If you are a retailer, setting a policy for handling shoplifters isn’t simple. Do you call the police for every shoplifter, even a kid who pockets a box of crayons? What about a senior citizen taking some batteries? Do you treat first-timers the same as pros?

Wal-Mart has long been known for a very strict policy: call the police on anyone who takes anything. But that policy is over. Wal-Mart, which I am guessing may be the largest shoplifting target in history, is no longer prosecuting first-time shoplifter unless they are between 18 and 65 and have stolen more than $25 worth of stuff. According to today’s N.Y. Times, this change puts Wal-Mart in line with most other chains’ policies.

Why the change? Plainly, Wal-Mart had a strong preference for a zero-tolerance policy. But as it turned out, it was the economics — of their business and of policing — that produced the change.

For the store, the opportunity cost had come to severely outweigh the shoplifting cost. “J.P. Suarez, who is in charge of asset protection at Wal-Mart, said it was no longer efficient to prosecute petty shoplifters,” Michael Barbaro wrote in the Times. “‘If I have somebody being paid $12 an hour processing a $5 theft, I have just lost money,’ he said. ‘I have also lost the time to catch somebody stealing $100 or an organized group stealing $3,000.'”

But, although the article doesn’t quite say so, I am guessing it was the pressure from police departments that truly forced Wal-Mart’s hand. The Times quotes Don Zofchak, police chief in South Strabane Township, Pa., as saying that Wal-Mart “would arrest somebody for stealing a pair of socks. I felt we were spending an inordinate amount of time just dealing with Wal-Mart.”
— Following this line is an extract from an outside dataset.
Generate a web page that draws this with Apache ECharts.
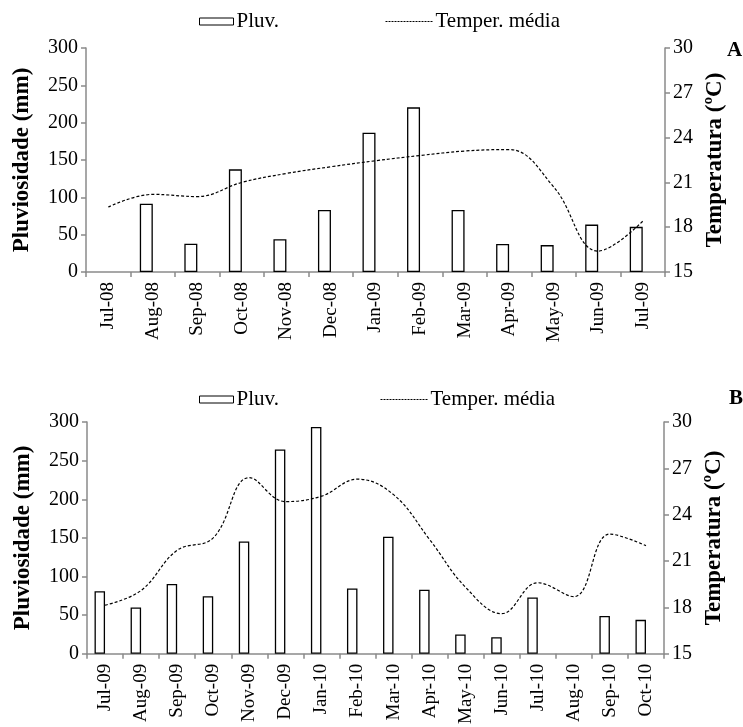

It wouldn’t surprise me if police in many small cities and rural areas had stopped responding to Wal-Mart’s daily requests to pick up their shoplifters, or at least grumbled mightily about having to do so. Wal-Mart has taken lots of heat for lots of reasons over the years — including, for instance, the fact that many of its low-wage employees also receive public assistance, which has led some critics to say that the U.S. Government in effect subsidizes Wal-Mart’s business. I can imagine how its old shoplifting policy may have led to even more damaging criticism — that Wal-Mart has turned local police forces into Wal-Mart police forces, preventing them from doing their real jobs.
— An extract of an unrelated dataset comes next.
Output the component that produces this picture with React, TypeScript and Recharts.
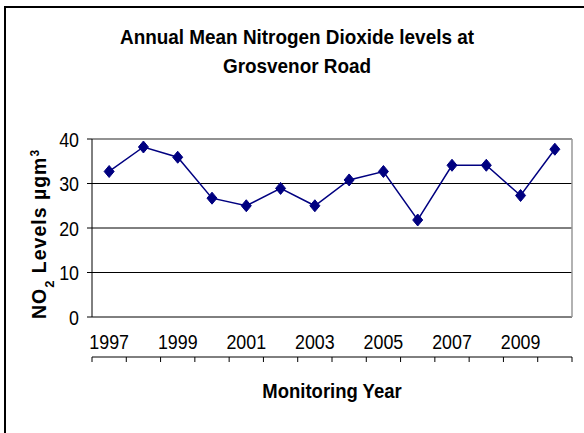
import { LineChart, Line, XAxis, YAxis, CartesianGrid, ReferenceLine, Label } from "recharts"

// Annual mean NO2 at Grosvenor Road
const years = [1997, 1998, 1999, 2000, 2001, 2002, 2003, 2004, 2005, 2006, 2007, 2008, 2009, 2010]
const no2 = [32.7, 38.2, 35.9, 26.7, 25.0, 28.9, 25.0, 30.8, 32.7, 21.8, 34.1, 34.1, 27.3, 37.7]
const yTicks = [0, 10, 20, 30, 40]
const yearLabels = [1997, 1999, 2001, 2003, 2005, 2007, 2009]

const data = years.map((year, i) => ({ year, no2: no2[i] }))
// category boundaries, Excel puts the tick marks between the years
const bandEdges = [...years.map((y) => y - 0.5), years[years.length - 1] + 0.5]
const xDomain = [bandEdges[0], bandEdges[bandEdges.length - 1]]

const SANS = "'Liberation Sans', Arial, sans-serif"
const NAVY = "#000080"
// no Arial Narrow here, so squeeze Liberation Sans instead
const SQUEEZE = 0.85

const Diamond = (props: any) => {
  const { cx, cy } = props
  if (cx == null || cy == null) return null
  return <path d={`M${cx},${cy - 6} L${cx + 5},${cy} L${cx},${cy + 6} L${cx - 5},${cy} Z`} fill={NAVY} stroke={NAVY} />
}

const XTick = (props: any) => {
  const { x, y, payload } = props
  return (
    <text transform={`translate(${x},${y}) scale(${SQUEEZE},1)`} y={15} textAnchor="middle" fontFamily={SANS} fontSize={21} fill="#000">
      {payload.value}
    </text>
  )
}

const YTick = (props: any) => {
  const { x, y, payload } = props
  return (
    <text transform={`translate(${x},${y}) scale(${SQUEEZE},1)`} y={7.5} textAnchor="end" fontFamily={SANS} fontSize={21} fill="#000">
      {payload.value}
    </text>
  )
}

const YTitle = (props: any) => {
  const vb = props.viewBox
  const x = vb.x + 46
  const y = vb.y + vb.height / 2 + 6
  return (
    <text
      x={x}
      y={y}
      transform={`rotate(-90 ${x} ${y})`}
      textAnchor="middle"
      fontFamily={SANS}
      fontWeight="bold"
      fontSize={19.5}
      letterSpacing={1}
      fill="#000"
    >
      NO<tspan baselineShift="sub" fontSize={13}>2</tspan>
      <tspan> Levels µgm</tspan>
      <tspan baselineShift="super" fontSize={12}>3</tspan>
    </text>
  )
}

export default function App() {
  return (
    <div style={{ position: "absolute", left: 0, top: 0, width: 584, height: 433, overflow: "hidden", background: "#fff" }}>
      <div
        style={{
          position: "absolute",
          left: 4,
          top: 6,
          width: 700,
          height: 600,
          borderLeft: "2px solid #000",
          borderTop: "2px solid #000",
        }}
      />
      <div
        style={{
          position: "absolute",
          left: 0,
          top: 21.5,
          width: 594,
          textAlign: "center",
          fontFamily: SANS,
          fontWeight: "bold",
          fontSize: 21,
          lineHeight: "29px",
          color: "#000",
          transform: "scaleX(0.9)",
          transformOrigin: "297px 0",
        }}
      >
        Annual Mean Nitrogen Dioxide levels at
        <br />
        Grosvenor Road
      </div>
      <div
        style={{
          position: "absolute",
          left: 92,
          top: 380,
          width: 480,
          textAlign: "center",
          fontFamily: SANS,
          fontWeight: "bold",
          fontSize: 21,
          lineHeight: "21px",
          color: "#000",
          transform: "scaleX(0.88)",
          transformOrigin: "240px 0",
        }}
      >
        Monitoring Year
      </div>
      <div style={{ position: "absolute", left: 0, top: 0 }}>
        <LineChart width={584} height={433} data={data} margin={{ top: 139, right: 12, left: 0, bottom: 70 }}>
          <CartesianGrid horizontal vertical={false} stroke="#000" strokeWidth={1} />
          <XAxis
            xAxisId="marks"
            dataKey="year"
            type="number"
            domain={xDomain}
            ticks={bandEdges}
            interval={0}
            tickFormatter={() => ""}
            tickSize={5}
            height={6}
            axisLine={{ stroke: "#000" }}
            tickLine={{ stroke: "#000" }}
          />
          <XAxis
            xAxisId="labels"
            dataKey="year"
            type="number"
            domain={xDomain}
            ticks={yearLabels}
            interval={0}
            tickSize={0}
            tickMargin={17}
            height={40}
            axisLine={false}
            tickLine={false}
            tick={<XTick />}
          />
          <YAxis
            domain={[0, 40]}
            ticks={yTicks}
            interval={0}
            width={92}
            tickSize={5}
            tickMargin={8}
            axisLine={{ stroke: "#000" }}
            tickLine={{ stroke: "#000" }}
            tick={<YTick />}
          >
            <Label content={<YTitle />} />
          </YAxis>
          <ReferenceLine y={40} xAxisId="marks" stroke="#999" strokeWidth={1.5} />
          <ReferenceLine x={xDomain[1]} xAxisId="marks" stroke="#999" strokeWidth={1.5} />
          <Line
            xAxisId="marks"
            dataKey="no2"
            stroke={NAVY}
            strokeWidth={1.5}
            dot={<Diamond />}
            activeDot={false}
            isAnimationActive={false}
          />
        </LineChart>
      </div>
    </div>
  )
}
Wal-Mart is famously protective of its data, and I am sure it will not divulge much about how this new policy plays out. (The Times article, e.g., was based on internal documents leaked to the paper by WakeUpWal-Mart.com, “a group backed by unions that have tried to organize Wal-Mart workers in the U.S.”) But if for someone could figure out exactly how and when each Wal-Mart store changes its shoplifting policy, and how many fewer times it calls the police, it would be really interesting to see what else the police in those places end up doing: do they make more arrests for drunken driving or domestic abuse or meth distribution?